Rows from a dataset of charts and code
==================================================

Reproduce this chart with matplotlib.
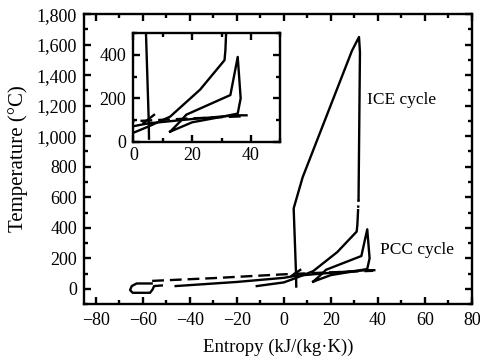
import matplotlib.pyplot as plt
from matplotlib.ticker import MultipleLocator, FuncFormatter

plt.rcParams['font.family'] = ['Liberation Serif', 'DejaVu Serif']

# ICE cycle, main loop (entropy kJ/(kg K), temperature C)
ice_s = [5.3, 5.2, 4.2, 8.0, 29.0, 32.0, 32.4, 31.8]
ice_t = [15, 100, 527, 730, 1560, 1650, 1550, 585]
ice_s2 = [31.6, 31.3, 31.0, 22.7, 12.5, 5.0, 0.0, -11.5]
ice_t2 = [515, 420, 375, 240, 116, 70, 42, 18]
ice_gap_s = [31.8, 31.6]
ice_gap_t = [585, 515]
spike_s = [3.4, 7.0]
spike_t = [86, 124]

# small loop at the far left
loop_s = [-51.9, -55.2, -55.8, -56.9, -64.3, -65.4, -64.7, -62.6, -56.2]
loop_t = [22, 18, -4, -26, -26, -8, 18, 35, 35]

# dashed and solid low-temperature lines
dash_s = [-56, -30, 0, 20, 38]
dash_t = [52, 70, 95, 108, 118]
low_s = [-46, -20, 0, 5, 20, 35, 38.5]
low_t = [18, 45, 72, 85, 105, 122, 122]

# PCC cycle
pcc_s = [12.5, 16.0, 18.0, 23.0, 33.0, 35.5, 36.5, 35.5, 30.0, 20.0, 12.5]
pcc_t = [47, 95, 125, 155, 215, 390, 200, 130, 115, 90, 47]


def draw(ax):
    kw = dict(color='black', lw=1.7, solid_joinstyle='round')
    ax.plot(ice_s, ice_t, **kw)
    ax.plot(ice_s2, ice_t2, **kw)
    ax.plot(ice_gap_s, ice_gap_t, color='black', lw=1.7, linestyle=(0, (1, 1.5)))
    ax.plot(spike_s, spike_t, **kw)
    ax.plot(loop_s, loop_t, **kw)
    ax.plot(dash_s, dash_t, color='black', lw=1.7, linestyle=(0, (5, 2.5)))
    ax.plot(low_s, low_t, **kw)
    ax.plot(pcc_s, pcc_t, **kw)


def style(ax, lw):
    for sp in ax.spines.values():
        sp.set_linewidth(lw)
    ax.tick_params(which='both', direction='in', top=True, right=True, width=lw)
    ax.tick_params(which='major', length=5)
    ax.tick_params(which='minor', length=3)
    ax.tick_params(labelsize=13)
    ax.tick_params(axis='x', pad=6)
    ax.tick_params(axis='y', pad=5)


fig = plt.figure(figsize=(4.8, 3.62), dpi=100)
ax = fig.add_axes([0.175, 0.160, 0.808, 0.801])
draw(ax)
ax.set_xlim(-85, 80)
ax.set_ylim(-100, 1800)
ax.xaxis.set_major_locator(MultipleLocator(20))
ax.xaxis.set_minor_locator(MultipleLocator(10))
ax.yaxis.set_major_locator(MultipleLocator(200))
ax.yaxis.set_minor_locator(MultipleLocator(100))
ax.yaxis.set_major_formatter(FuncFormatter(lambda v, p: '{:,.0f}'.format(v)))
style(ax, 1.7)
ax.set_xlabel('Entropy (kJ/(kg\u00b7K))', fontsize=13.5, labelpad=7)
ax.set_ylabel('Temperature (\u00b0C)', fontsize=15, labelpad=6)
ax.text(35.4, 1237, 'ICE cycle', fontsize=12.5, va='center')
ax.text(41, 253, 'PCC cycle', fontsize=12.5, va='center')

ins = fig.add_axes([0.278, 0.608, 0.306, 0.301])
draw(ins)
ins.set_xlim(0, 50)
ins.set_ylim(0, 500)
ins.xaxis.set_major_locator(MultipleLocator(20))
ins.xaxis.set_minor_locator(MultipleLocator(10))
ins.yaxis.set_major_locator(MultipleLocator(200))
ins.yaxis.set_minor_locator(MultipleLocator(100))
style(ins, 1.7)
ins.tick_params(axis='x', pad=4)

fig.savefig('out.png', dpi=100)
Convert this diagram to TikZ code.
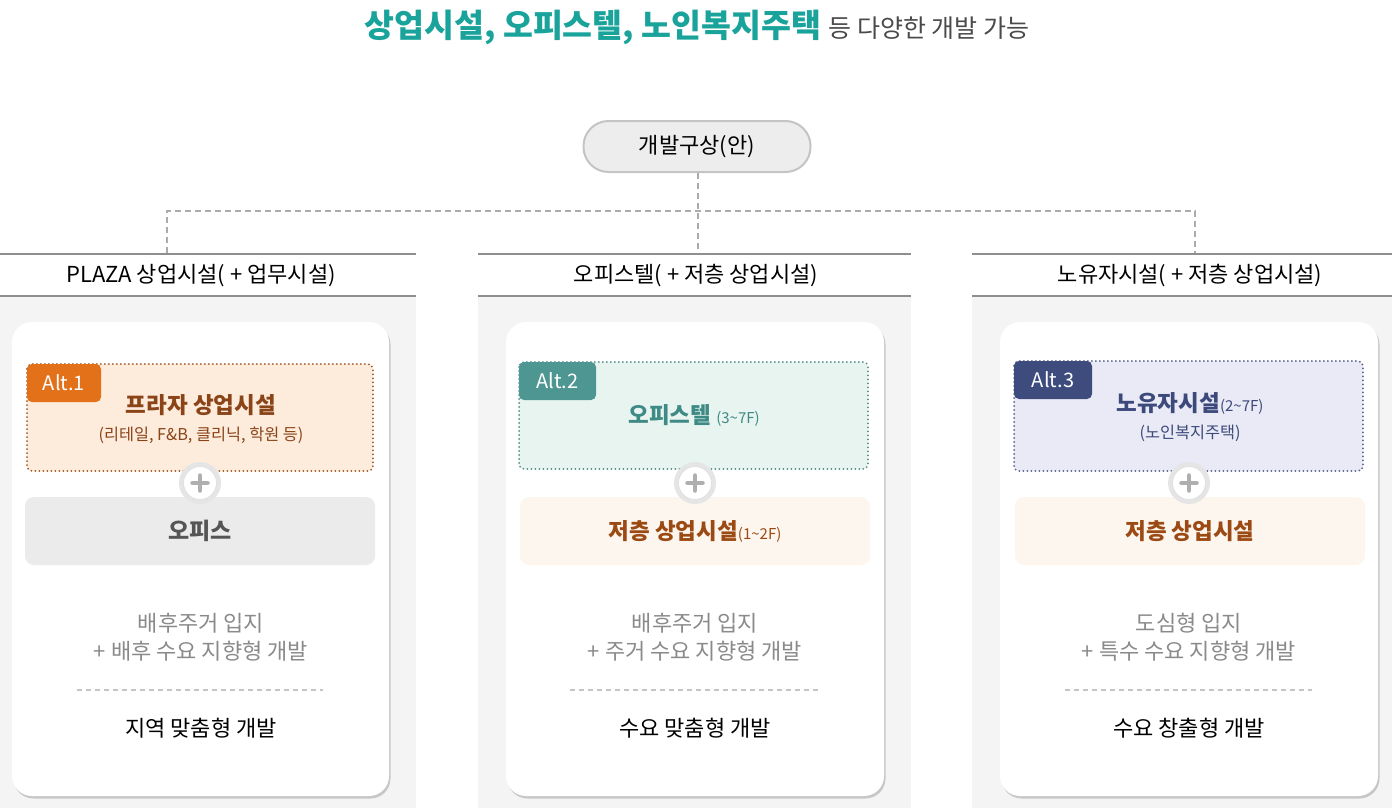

==================================================

*What to work on*: Everything from the top line of the data down to and including the line with "ax.tick_params(axis='y', pad=5)" is to be copied, except the pictures.

*Response to the exercise*:
Reproduce this chart with matplotlib.
import matplotlib.pyplot as plt
from matplotlib.ticker import MultipleLocator, FuncFormatter

plt.rcParams['font.family'] = ['Liberation Serif', 'DejaVu Serif']

# ICE cycle, main loop (entropy kJ/(kg K), temperature C)
ice_s = [5.3, 5.2, 4.2, 8.0, 29.0, 32.0, 32.4, 31.8]
ice_t = [15, 100, 527, 730, 1560, 1650, 1550, 585]
ice_s2 = [31.6, 31.3, 31.0, 22.7, 12.5, 5.0, 0.0, -11.5]
ice_t2 = [515, 420, 375, 240, 116, 70, 42, 18]
ice_gap_s = [31.8, 31.6]
ice_gap_t = [585, 515]
spike_s = [3.4, 7.0]
spike_t = [86, 124]

# small loop at the far left
loop_s = [-51.9, -55.2, -55.8, -56.9, -64.3, -65.4, -64.7, -62.6, -56.2]
loop_t = [22, 18, -4, -26, -26, -8, 18, 35, 35]

# dashed and solid low-temperature lines
dash_s = [-56, -30, 0, 20, 38]
dash_t = [52, 70, 95, 108, 118]
low_s = [-46, -20, 0, 5, 20, 35, 38.5]
low_t = [18, 45, 72, 85, 105, 122, 122]

# PCC cycle
pcc_s = [12.5, 16.0, 18.0, 23.0, 33.0, 35.5, 36.5, 35.5, 30.0, 20.0, 12.5]
pcc_t = [47, 95, 125, 155, 215, 390, 200, 130, 115, 90, 47]


def draw(ax):
    kw = dict(color='black', lw=1.7, solid_joinstyle='round')
    ax.plot(ice_s, ice_t, **kw)
    ax.plot(ice_s2, ice_t2, **kw)
    ax.plot(ice_gap_s, ice_gap_t, color='black', lw=1.7, linestyle=(0, (1, 1.5)))
    ax.plot(spike_s, spike_t, **kw)
    ax.plot(loop_s, loop_t, **kw)
    ax.plot(dash_s, dash_t, color='black', lw=1.7, linestyle=(0, (5, 2.5)))
    ax.plot(low_s, low_t, **kw)
    ax.plot(pcc_s, pcc_t, **kw)


def style(ax, lw):
    for sp in ax.spines.values():
        sp.set_linewidth(lw)
    ax.tick_params(which='both', direction='in', top=True, right=True, width=lw)
    ax.tick_params(which='major', length=5)
    ax.tick_params(which='minor', length=3)
    ax.tick_params(labelsize=13)
    ax.tick_params(axis='x', pad=6)
    ax.tick_params(axis='y', pad=5)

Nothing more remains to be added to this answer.